Financial Planning and Analysis

Can I Sell My Phone If I Still Owe Money on It?

Learn the financial realities of selling a phone with an outstanding balance. Understand risks and ensure a smooth transaction.

Many consumers acquire their mobile phones through financing arrangements, such as carrier installment plans, device leases, or bundled contracts. These agreements allow individuals to spread the cost of an often-expensive device over an extended period. While convenient, this financial commitment can introduce complexities when considering selling the device before the obligation is fully satisfied. Understanding the implications of such a sale is important for both the seller and any potential buyer.
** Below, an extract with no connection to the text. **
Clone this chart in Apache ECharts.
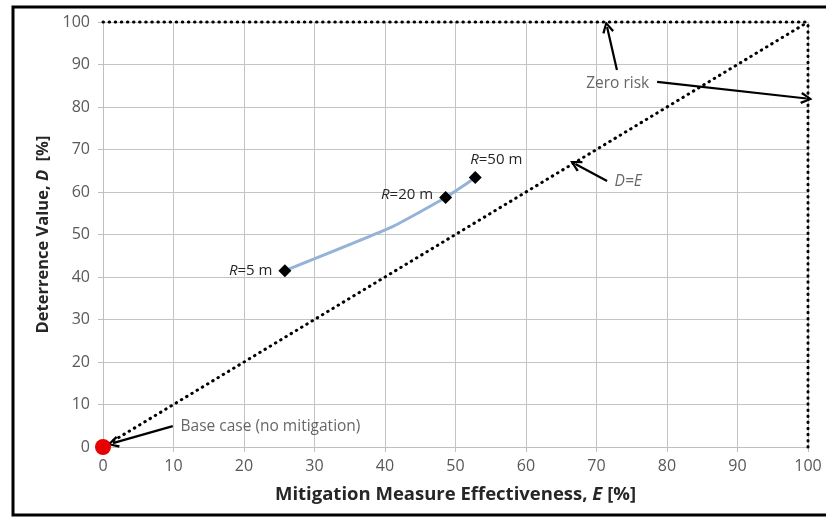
<!DOCTYPE html>
<html>
<head>
<meta charset="utf-8">
<script src="https://cdn.jsdelivr.net/npm/echarts@6/dist/echarts.min.js"></script>
<style>
  html, body { margin: 0; padding: 0; background: #fff; }
  #chart { width: 826px; height: 517px; }
</style>
</head>
<body>
<div id="chart"></div>
<script>
// 축 눈금
const axisTicks = [0, 10, 20, 30, 40, 50, 60, 70, 80, 90, 100];

// R 곡선 (E, D)
const curveE = [25.8, 41.0, 48.6, 51.6, 52.8];
const curveD = [41.5, 51.8, 58.7, 62.0, 63.4];

// 마커 지점
const markerE = [25.8, 48.6, 52.8];
const markerD = [41.5, 58.7, 63.4];
const markerNames = ['{i|R}=5 m', '{i|R}=20 m', '{i|R}=50 m'];

// 기준선 (D=E, 제로 리스크)
const diagE = [0, 100];
const diagD = [0, 100];
const topE = [0, 100];
const topD = [100, 100];
const rightE = [100, 100];
const rightD = [0, 100];

// 기본 케이스
const baseCase = [[0, 0]];

// 주석 화살표 (꼬리 -> 머리)
const arrowFrom = [[72.9, 88.7], [78.6, 85.9], [71.5, 62.6], [9.9, 4.9]];
const arrowTo   = [[71.5, 98.8], [99.8, 82.0], [67.0, 66.6], [1.4, 0.9]];

// 주석 텍스트
const noteText = ['Zero risk', '{i|D=E}', 'Base case (no mitigation)'];
const notePos  = [[73.0, 85.6], [74.5, 62.4], [11.0, 4.9]];

const FONT = 'Open Sans';
const chevron = 'path://M5,0 L10,8.5 L8.3,9.5 L5,3.2 L1.7,9.5 L0,8.5 Z';

function zip(a, b) {
	return a.map((v, i) => [v, b[i]]);
}

const myChart = echarts.init(document.getElementById('chart'));

const dots = { color: '#000', width: 3, type: [0.5, 5.6], cap: 'round' };

const option = {
	animation: false,
	textStyle: { fontFamily: FONT },
	grid: { left: 103, right: 18, top: 22, bottom: 70 },
	graphic: [{
		type: 'rect',
		shape: { x: 13, y: 7, width: 830, height: 508 },
		style: { fill: 'none', stroke: '#000', lineWidth: 3 },
		silent: true
	}],
	xAxis: {
		type: 'value', min: 0, max: 100, interval: 10,
		axisLine: { show: true, lineStyle: { color: '#bfbfbf' } },
		axisTick: { show: true, length: 5, lineStyle: { color: '#bfbfbf' } },
		axisLabel: { color: '#595959', fontSize: 16, margin: 11, fontFamily: FONT },
		splitLine: { lineStyle: { color: '#c4c4c4', width: 1 } },
		name: 'Mitigation Measure Effectiveness, {i|E} [%]',
		nameLocation: 'middle', nameGap: 38,
		nameTextStyle: {
			color: '#262626', fontSize: 18.5, fontWeight: 'bold', fontFamily: FONT,
			rich: { i: { fontStyle: 'italic', fontWeight: 'bold', fontSize: 18.5, color: '#262626', fontFamily: FONT } }
		}
	},
	yAxis: {
		type: 'value', min: 0, max: 100, interval: 10,
		axisLine: { show: true, lineStyle: { color: '#bfbfbf' } },
		axisTick: { show: true, length: 5, lineStyle: { color: '#bfbfbf' } },
		axisLabel: { color: '#595959', fontSize: 16, margin: 13, fontFamily: FONT },
		splitLine: { lineStyle: { color: '#c4c4c4', width: 1 } },
		name: 'Deterrence Value, {i|D}  [%]',
		nameLocation: 'middle', nameGap: 50, nameRotate: 90,
		nameTextStyle: {
			color: '#262626', fontSize: 16.5, fontWeight: 'bold', fontFamily: FONT,
			rich: { i: { fontStyle: 'italic', fontWeight: 'bold', fontSize: 16.5, color: '#262626', fontFamily: FONT } }
		}
	},
	series: [
		{
			name: 'D=E', type: 'line', data: zip(diagE, diagD),
			showSymbol: false, clip: false, lineStyle: dots, z: 3
		},
		{
			name: 'top', type: 'line', data: zip(topE, topD),
			showSymbol: false, clip: false, lineStyle: dots, z: 3
		},
		{
			name: 'right', type: 'line', data: zip(rightE, rightD),
			showSymbol: false, clip: false, lineStyle: dots, z: 3
		},
		{
			name: 'curve', type: 'line', data: zip(curveE, curveD),
			showSymbol: false, smooth: 0.15,
			lineStyle: { color: '#95b3d7', width: 3 }, z: 4
		},
		{
			name: 'markers', type: 'scatter', symbol: 'diamond', symbolSize: 13,
			itemStyle: { color: '#000', opacity: 1 }, z: 5,
			data: markerE.map((e, i) => ({
				value: [e, markerD[i]],
				name: markerNames[i],
				label: i == 2
					? { position: 'top', distance: 4, offset: [21, 0] }
					: { position: 'left', distance: 6, offset: [0, i == 1 ? -3 : 0] }
			})),
			label: {
				show: true, formatter: '{b}', color: '#262626', fontSize: 15, fontFamily: FONT,
				rich: { i: { fontStyle: 'italic', fontSize: 15, color: '#262626', fontFamily: FONT } }
			}
		},
		{
			name: 'base', type: 'scatter', data: baseCase, symbolSize: 16, clip: false,
			itemStyle: { color: '#e60000', opacity: 1 }, z: 6
		},
		{
			name: 'notes', type: 'scatter', symbolSize: 0, z: 7,
			data: notePos.map((p, i) => ({ value: p, name: noteText[i] })),
			label: {
				show: true, formatter: '{b}', color: '#404040', fontSize: 15.5, fontFamily: FONT,
				position: 'inside',
				rich: { i: { fontStyle: 'italic', fontSize: 15.5, color: '#404040', fontFamily: FONT } }
			},
			markLine: {
				silent: true,
				symbol: ['none', chevron],
				symbolSize: [12, 12],
				label: { show: false },
				lineStyle: { color: '#000', width: 2.2, type: 'solid' },
				data: arrowFrom.map((f, i) => [{ coord: f }, { coord: arrowTo[i] }])
			}
		}
	]
};

// 기본 케이스 텍스트는 왼쪽 정렬
option.series[6].data[2].label = { position: 'right', distance: 0 };

myChart.setOption(option);
</script>
</body>
</html>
This article aims to clarify the situation surrounding selling a phone with an outstanding balance.

Understanding Your Phone’s Financial Status

Before considering a sale, it is important to determine the financial status of your phone. Most smartphones are acquired through carrier installment plans, where the device’s cost is divided into monthly payments, often over 24 to 36 months, typically with 0% APR. Some agreements might involve a device lease, where you essentially rent the phone and do not own it until a potential buyout option is exercised at the end of the term. Additionally, some manufacturers or retailers offer their own financing or “Buy Now Pay Later” (BNPL) options.
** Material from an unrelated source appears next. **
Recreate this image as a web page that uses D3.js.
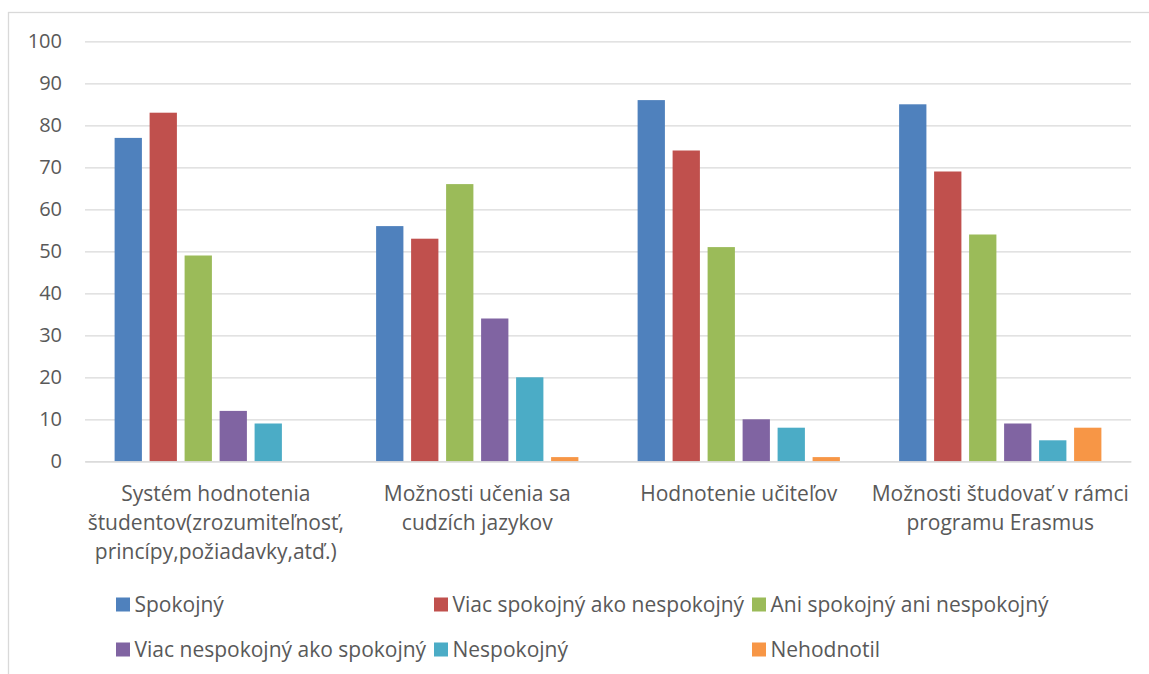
<!DOCTYPE html>
<html>
<head>
<meta charset="utf-8">
<script src="https://cdn.jsdelivr.net/npm/d3@7"></script>
<style>
  body { margin: 0; background: #fff; }
  text { font-family: "Open Sans", Lato, sans-serif; fill: #595959; }
</style>
</head>
<body>
<div id="chart"></div>
<script>
// category labels, already split into lines as in the reference
var categories = [
    ["Systém hodnotenia", "študentov(zrozumiteľnosť,", "princípy,požiadavky,atď.)"],
    ["Možnosti učenia sa", "cudzích jazykov"],
    ["Hodnotenie učiteľov"],
    ["Možnosti študovať v rámci", "programu Erasmus"]
];

var seriesNames = [
    "Spokojný",
    "Viac spokojný ako nespokojný",
    "Ani spokojný ani nespokojný",
    "Viac nespokojný ako spokojný",
    "Nespokojný",
    "Nehodnotil"
];
var seriesColors = ["#4f81bd", "#c0504d", "#9bbb59", "#8064a2", "#4bacc6", "#f79646"];

// values per series, one per category
var spokojny       = [77, 56, 86, 85];
var viacSpokojny   = [83, 53, 74, 69];
var aniAni         = [49, 66, 51, 54];
var viacNespokojny = [12, 34, 10, 9];
var nespokojny     = [9, 20, 8, 5];
var nehodnotil     = [0, 1, 1, 8];

var yTicks = [0, 10, 20, 30, 40, 50, 60, 70, 80, 90, 100];

var series = [spokojny, viacSpokojny, aniAni, viacNespokojny, nespokojny, nehodnotil];

var width = 1149, height = 674;
var plot = {left: 85, right: 1131, top: 41.3, bottom: 461.3};

var svg = d3.select("#chart").append("svg")
    .attr("width", width)
    .attr("height", height);

// chart frame
svg.append("rect")
    .attr("x", 8.5).attr("y", 12.5)
    .attr("width", width).attr("height", height)
    .attr("fill", "none")
    .attr("stroke", "#d9d9d9")
    .attr("stroke-width", 1.3);

var x0 = d3.scaleBand()
    .domain(d3.range(categories.length))
    .range([plot.left, plot.right])
    .paddingInner(0.197)
    .paddingOuter(0.0985);

var x1 = d3.scaleBand()
    .domain(d3.range(series.length))
    .range([0, x0.bandwidth()])
    .paddingInner(0.22)
    .paddingOuter(0.11);

var y = d3.scaleLinear()
    .domain([0, 100])
    .range([plot.bottom, plot.top]);

// y axis with gridlines
var yAxis = svg.append("g")
    .attr("transform", "translate(" + plot.left + ",0)")
    .call(d3.axisLeft(y)
        .tickValues(yTicks)
        .tickSize(-(plot.right - plot.left))
        .tickPadding(23));

yAxis.select(".domain").remove();
yAxis.selectAll(".tick line")
    .attr("stroke", "#d9d9d9")
    .attr("stroke-width", 1.3);
yAxis.selectAll(".tick text")
    .style("font-size", "20px")
    .style("fill", "#595959");

// bars
var groups = svg.append("g").selectAll("g")
    .data(categories)
    .enter().append("g")
    .attr("transform", function(d, i) { return "translate(" + x0(i) + ",0)"; });

groups.selectAll("rect")
    .data(function(d, ci) {
        return series.map(function(s, si) { return {si: si, v: s[ci]}; });
    })
    .enter().append("rect")
    .filter(function(d) { return d.v > 0; })
    .attr("x", function(d) { return x1(d.si); })
    .attr("y", function(d) { return y(d.v); })
    .attr("width", x1.bandwidth())
    .attr("height", function(d) { return y(0) - y(d.v); })
    .attr("fill", function(d) { return seriesColors[d.si]; });

// x axis (category labels)
var xAxis = svg.append("g")
    .attr("transform", "translate(0," + plot.bottom + ")")
    .call(d3.axisBottom(x0).tickSize(0).tickFormat(""));

xAxis.select(".domain")
    .attr("stroke", "#d9d9d9")
    .attr("stroke-width", 1.3);

xAxis.selectAll(".tick text")
    .attr("dy", null)
    .attr("y", 0)
    .style("font-size", "21px")
    .style("fill", "#595959")
    .each(function(d) {
        var t = d3.select(this);
        categories[d].forEach(function(line, i) {
            t.append("tspan")
                .attr("x", 0)
                .attr("y", 40 + i * 28.7)
                .text(line);
        });
    });

// legend, 3 columns x 2 rows
var legend = svg.append("g")
    .attr("transform", "translate(116,597.5)");

var item = legend.selectAll("g")
    .data(seriesNames)
    .enter().append("g")
    .attr("transform", function(d, i) {
        return "translate(" + ((i % 3) * 318) + "," + (Math.floor(i / 3) * 45) + ")";
    });

item.append("rect")
    .attr("width", 14)
    .attr("height", 14)
    .attr("fill", function(d, i) { return seriesColors[i]; });

item.append("text")
    .attr("x", 18.5)
    .attr("y", 14.5)
    .style("font-size", "21px")
    .text(function(d) { return d; });
</script>
</body>
</html>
To check your phone’s financial standing, contacting your mobile carrier is the most direct approach. You can typically find this information by logging into your online account, using their mobile application, or speaking directly with customer service. These resources will provide details such as the remaining balance owed, the number of payments left, or the terms of any lease agreement.
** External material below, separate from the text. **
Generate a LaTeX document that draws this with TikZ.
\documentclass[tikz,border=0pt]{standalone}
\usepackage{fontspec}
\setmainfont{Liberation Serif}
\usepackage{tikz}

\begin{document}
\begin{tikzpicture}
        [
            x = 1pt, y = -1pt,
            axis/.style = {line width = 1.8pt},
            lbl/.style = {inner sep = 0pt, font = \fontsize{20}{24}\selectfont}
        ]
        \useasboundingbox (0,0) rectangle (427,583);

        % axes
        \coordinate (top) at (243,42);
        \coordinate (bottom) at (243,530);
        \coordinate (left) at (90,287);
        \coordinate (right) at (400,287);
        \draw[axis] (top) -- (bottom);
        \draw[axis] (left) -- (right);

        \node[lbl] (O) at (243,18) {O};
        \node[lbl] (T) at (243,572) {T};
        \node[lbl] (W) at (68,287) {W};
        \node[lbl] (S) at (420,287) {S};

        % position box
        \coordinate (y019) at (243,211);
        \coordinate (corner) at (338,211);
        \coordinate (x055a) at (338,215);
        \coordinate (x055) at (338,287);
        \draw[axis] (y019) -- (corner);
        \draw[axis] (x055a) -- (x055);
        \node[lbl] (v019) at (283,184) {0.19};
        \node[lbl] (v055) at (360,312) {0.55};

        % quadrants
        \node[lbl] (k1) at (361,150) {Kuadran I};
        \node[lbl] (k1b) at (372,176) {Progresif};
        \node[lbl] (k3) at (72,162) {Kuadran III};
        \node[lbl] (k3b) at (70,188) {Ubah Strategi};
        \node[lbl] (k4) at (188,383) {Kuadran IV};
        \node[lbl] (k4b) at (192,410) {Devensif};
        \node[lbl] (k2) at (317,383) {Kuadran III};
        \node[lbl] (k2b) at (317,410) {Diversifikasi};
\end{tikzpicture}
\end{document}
Another method involves using online tools, often referred to as IMEI (International Mobile Equipment Identity) or ESN (Electronic Serial Number) checkers. These unique 15-digit identifiers can be found by dialing #06# on your phone or by checking your device settings. Entering your phone’s IMEI into these checkers can reveal if the device has been reported lost, stolen, or blacklisted due to an outstanding financial obligation. While these checkers can confirm a blacklisted status, they may not always reflect real-time payoff information as accurately as your carrier’s internal systems.

Selling a Phone with an Outstanding Balance

Selling a phone that still carries an outstanding financial obligation can lead to significant issues for both the seller and the buyer. For the seller, the financial responsibility for the device typically remains with the original account holder, regardless of who possesses the phone. This means that monthly payments for the device are still due to the carrier even after the phone has been sold.

Failing to continue these payments can have severe consequences for the seller’s credit. Missed payments or accounts sent to collections can negatively impact a credit score, with negative marks remaining on a credit report for up to seven years. If payments cease, the mobile carrier can blacklist the device’s IMEI or ESN, rendering the phone unusable on most cellular networks. This blacklisting can occur within months of non-payment. Selling a financed phone often breaches the original contract, potentially leading to legal action or fraud charges for misrepresenting its financial status.

For the buyer, purchasing a phone with an outstanding balance presents considerable risks. The primary concern is that if the original owner stops making payments, the phone could be blacklisted, rendering it unusable on cellular networks. A blacklisted phone has significantly reduced value and functionality. Therefore, buyers are advised to always check a phone’s IMEI or ESN status before completing a purchase to ensure it is not blacklisted or reported as lost/stolen. If the device is blacklisted months after the transaction due to the seller’s non-payment, the buyer may find they have limited legal recourse against the seller.

Resolving Your Financial Obligation

To avoid the complications associated with selling a phone that still has an outstanding balance, it is recommended to resolve the financial obligation beforehand. The most straightforward approach is to pay off the device in full. You can obtain the exact payoff amount by contacting your mobile carrier directly through their website, mobile app, or customer service line. Most carriers allow early payoff without incurring penalties. While some promotional credits tied to the installment plan might cease upon early payoff, others may continue as account credits.

Some carriers also offer early upgrade programs that can help resolve outstanding balances. These programs, such as AT&T Next Up or Verizon’s early upgrade options, typically allow you to upgrade to a new device after paying a certain percentage of your current phone’s cost, often around 50%. Upon meeting this threshold and trading in your old device in good condition, the remaining balance on the original phone may be waived. These programs are designed to facilitate upgrades while clearing the debt on the previous device.

It is important to ensure that the balance is fully cleared and confirmed by your carrier before transferring ownership or selling the phone to a new party. This verification protects both the seller from continued liability and the buyer from acquiring a potentially unusable device. Once the payment is made, it is advisable to retain proof of payment, such as a receipt or a payoff statement, for your records. This documentation can serve as important evidence that the financial obligation has been satisfied.